A new bill unveiled by Ontario's Minister of Agriculture, Food and Rural Affairs has farmers hopeful they might have a little more peace of mind on their properties. (Jeff McIntosh/Canadian Press)

New Ontario legislation seeks to protect livestock producers


A disagreement between animal rights activists and livestock producers is intensifying in Ontario after the province introduced legislation Monday that it says will protect those in the livestock business.

The bill, the Security and Trespass and Animal Safety Act, would increase fines for trespassing on farms and food processing facilities as well as make it illegal to obstruct trucks carrying farm animals.

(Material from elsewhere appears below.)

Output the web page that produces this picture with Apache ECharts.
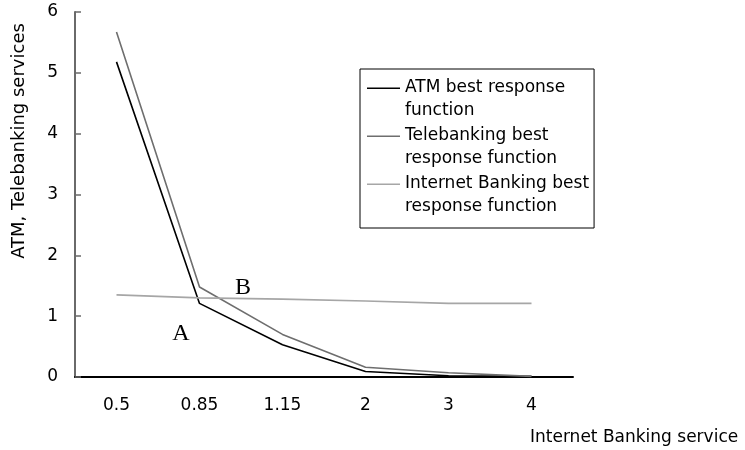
<!DOCTYPE html>
<html>
<head>
<meta charset="utf-8">
<script src="https://cdn.jsdelivr.net/npm/echarts@6/dist/echarts.min.js"></script>
<style>
  html, body { margin: 0; padding: 0; background: #fff; }
  #chart { width: 745px; height: 450px; }
</style>
</head>
<body>
<div id="chart"></div>
<script>
// Internet Banking service levels (x categories)
const categories = ["0.5", "0.85", "1.15", "2", "3", "4"];
// best response functions
const atmValues = [5.18, 1.21, 0.53, 0.09, 0.02, 0.01];
const teleValues = [5.67, 1.48, 0.7, 0.16, 0.07, 0.01];
const internetValues = [1.35, 1.3, 1.28, 1.25, 1.21, 1.21];
const seriesNames = [
  "ATM best response function",
  "Telebanking best response function",
  "Internet Banking best response function",
];
// how the legend breaks each name
const legendLines = {
  "ATM best response function": "ATM best response\nfunction",
  "Telebanking best response function": "Telebanking best\nresponse function",
  "Internet Banking best response function": "Internet Banking best\nresponse function",
};

const font = "DejaVu Sans";
const chart = echarts.init(document.getElementById("chart"));

function lineSeries(name, data, color) {
  return {
    name: name,
    type: "line",
    data: data,
    symbol: "none",
    color: color,
    lineStyle: { color: color, width: 1.6 },
    animation: false,
  };
}

chart.setOption({
  backgroundColor: "#fff",
  animation: false,
  grid: { left: 75, right: 172, top: 12, bottom: 73 },
  legend: {
    orient: "vertical",
    left: 360,
    top: 69,
    data: seriesNames,
    // line drawn at the top of a tall box so it sits level with the first text line
    icon: "path://M0 0 H33 V1.6 H0 Z M0 23 H33 V23 Z",
    itemWidth: 33,
    itemHeight: 23,
    itemGap: 2,
    padding: [7, 5, 10, 7],
    borderColor: "#000",
    borderWidth: 1,
    borderRadius: 0,
    formatter: (name) => legendLines[name],
    textStyle: { fontFamily: font, fontSize: 17, color: "#000", lineHeight: 23 },
    selectedMode: false,
  },
  xAxis: {
    type: "category",
    data: categories,
    boundaryGap: true,
    axisLine: { lineStyle: { color: "#000", width: 2 } },
    axisTick: { inside: true, length: 5, lineStyle: { color: "#000", width: 1.5 } },
    axisLabel: { fontFamily: font, fontSize: 17, color: "#000", margin: 20 },
    splitLine: { show: false },
  },
  yAxis: {
    type: "value",
    min: 0,
    max: 6,
    interval: 1,
    axisLine: { show: true, lineStyle: { color: "#6a6a6a", width: 2 } },
    axisTick: { show: true, inside: true, length: 6, lineStyle: { color: "#6a6a6a", width: 1.5 } },
    axisLabel: { fontFamily: font, fontSize: 17, color: "#000", margin: 17 },
    splitLine: { show: false },
  },
  graphic: [
    {
      type: "text",
      x: 19,
      y: 141,
      rotation: Math.PI / 2,
      style: {
        text: "ATM, Telebanking services",
        fontFamily: font,
        fontSize: 18,
        fill: "#000",
        align: "center",
        verticalAlign: "middle",
      },
    },
    {
      type: "text",
      x: 530,
      y: 438,
      style: {
        text: "Internet Banking service",
        fontFamily: font,
        fontSize: 17,
        fill: "#000",
        align: "left",
        verticalAlign: "middle",
      },
    },
    {
      type: "text",
      x: 181,
      y: 334,
      style: {
        text: "A",
        fontFamily: "Liberation Serif",
        fontSize: 24,
        fill: "#000",
        align: "center",
        verticalAlign: "middle",
      },
    },
    {
      type: "text",
      x: 243,
      y: 288,
      style: {
        text: "B",
        fontFamily: "Liberation Serif",
        fontSize: 24,
        fill: "#000",
        align: "center",
        verticalAlign: "middle",
      },
    },
  ],
  series: [
    lineSeries(seriesNames[0], atmValues, "#000000"),
    lineSeries(seriesNames[1], teleValues, "#6e6e6e"),
    lineSeries(seriesNames[2], internetValues, "#a6a6a6"),
  ],
});
</script>
</body>
</html>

Not surprisingly, animal rights activists are not happy with the proposed legislation, which would create so-called “animal protection zones.”

The bill would see fines of up to $15,000 for a first offence and up to $25,000 for subsequent offences.

Protesters are seen in June, 2018 in downtown Stratford, Ont. (Peggy Lam/CBC)

Currently, the maximum fine for trespassing is $10,000.

Introduction of the legislation follows intense lobbying by livestock producers.

“Ontario farmers and agriculture workers deserve to be able to carry out the important work they do without fear for their safety,” Agriculture Minister Ernie Hardeman said Monday.

“These are the people who produce the food we eat every day, and I’ve reflected on their experiences and concerns while drafting this proposed bill.”

Camille Labchuk, the executive director of Animal Justice, an animal rights group, told Canadian Press’s Shawn Jeffords that the bill would also make it illegal to gain access to a farm processing plant under “false pretences.”

Labchuk calls the proposed legislation “chilling” because it would mean animal rights groups could not expose cases of abuse by using whistleblowers.

Dozens of animal rights activists are seen at a southern Alberta farm this fall engaged in what they called a liberation lockdown for turkeys, (Cranbrook Friends of Animals Society)

“For someone who gets a job and doesn’t disclose membership in an animal rights group, that could be an offence potentially punishable by huge fines,” Labchuk told Jeffords.

Another activist, Anita Krajnc, the founder of the vegan advocacy group Toronto Pig Save, told Jeffords part of the new bill appears aimed at just a few animal rights groups, including hers.

Krajnc became well known in 2015 when she was charged for giving water to pigs on their way to slaughter.

She was found not guilty after a judge ruled she didn’t harm the animals or prevent them from being slaughtered.

Alberta recently introduced similar legislation last week, which in addition to an increase in cost of fines, repeat offenders could be sent to jail for up to six months.